Abstract
Freedom and the Unfolding of Being
A Process that Runs through all Reality
This essay investigates the ontological foundation of freedom through the late metaphysical writings of F.W.J. Schelling, focusing on his `Philosophical Investigations into the Essence of Human Freedom` and the `Ages of the World`. It argues that freedom is not primarily a function of rational subjectivity, but an expression of the deeper structure of being itself — a being that unfolds through tension, contradiction, and becoming.
Schelling’s concept of freedom emerges from a divine duality: a dark, unconscious ground and a conscious, self-revealing spirit. The tragic potential for evil and fragmentation is not accidental but intrinsic to this structure. The world is not a finished order but a site of becoming, where spirit actualizes itself through nature and history.
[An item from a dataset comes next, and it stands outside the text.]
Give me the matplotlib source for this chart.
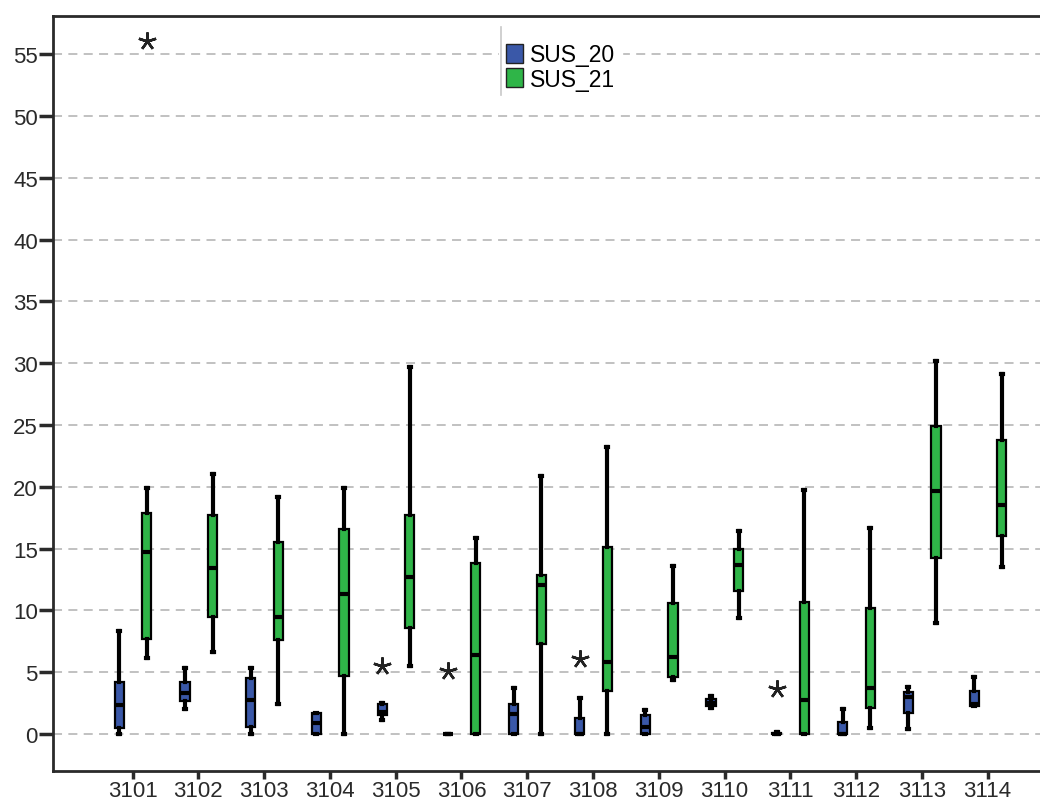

This vision is crystallized in Schelling’s ontological formula: “Nature is visible Spirit; Spirit is invisible Nature.” Nature and spirit are not separate substances, but two expressions of a single, dynamic unfolding. The essay thus repositions freedom as a metaphysical rhythm — the movement through which being becomes manifest in time, embodiment, and ethical responsiveness. The study situates Schelling in dialogue with Kant, Hegel, and contemporary phenomenology, offering a powerful reinterpretation of freedom as the visible and invisible motion of being — a unification of spirit, nature, and temporal existence.